To maximize the benefits of compound interest and the historic rates yielded from the stock market, place your IRA into an index fund and set up a system to automatically withdraw money from your checking account every month. Even if you can only start with a small amount each month, resolve to do it. This will ensure that you get into the habit of "paying yourself first" and while you probably won't even miss the money today, you will be extremely thankful you started this year 20 years from now.
Refinance Your Mortgage: With interest rates near historic lows, resolve to see if refinancing your home loan makes sense. Even if you have refinanced in the last 2 years, it may make sense to refinance again if you can get a better rate without any closing fees. A few days of work could end up saving you tens of thousands of dollars, especially if you have not refinanced in the last couple of years. If you plan to stay in your house for five years or longer, search for a fixed-rate mortgage. If you plan on moving in the next five years, consider refinancing to a ultra inexpensive variable rate mortgage loan.
Compare Your Insurance Rates: If you haven't taken the time to review your insurance rates lately, resolve to do so. A few hours of your time comparison shopping could save you hundreds of dollars a year, especially if you shop both your home and auto insurance together. At the same time, ask to see all the different discounts the insurer offers.
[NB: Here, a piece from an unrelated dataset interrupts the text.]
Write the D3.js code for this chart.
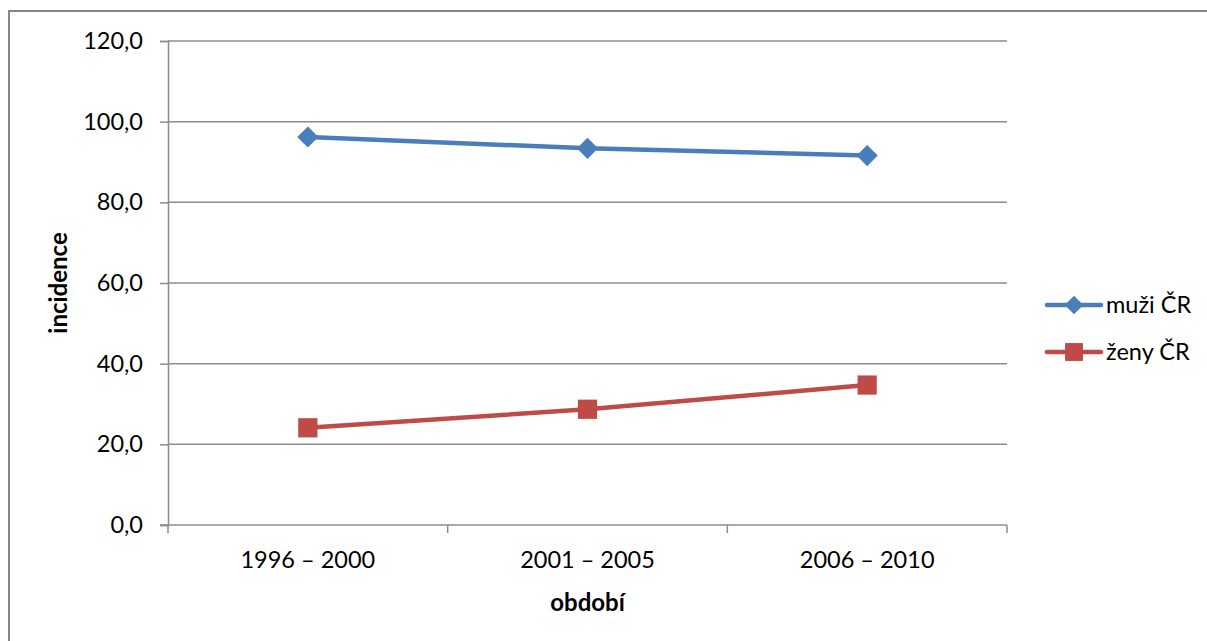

You may find that you qualify for a discount that you previously didn't or that another of your New Year's resolutions (such as quitting smoking) will also reduce your insurance costs.
Keep Your Car Another Year: Resolve to get out of the habit of financing your car purchases. If you have paid off your car loan and are thinking about purchasing another one, wait another year or more before doing so. Instead of making that car payment to the finance company, make that payment to a special bank account you set up for your new car. If you can resolve to keep your older car a few more years and make payments to your newly formed bank account, you will have created a system where you'll never have to finance your car again.
If you absolutely need a new car, resolve to make the new car a used car. By purchasing a car a few years old, you will take advantage of the steep depreciation the occurs during the first two years of ownership and will save thousands of dollars over purchasing a new car off the dealers lot. Even with all the 0% financing offers, passing on them for a quality used car will be in your long term financial interest.
By making any of the above resolutions (or all of them) and sticking with it through the year, you will find that you are in a much better financial situation a year from now. The base will be set and you will have the foundation you need to further increase your personal financial wealth.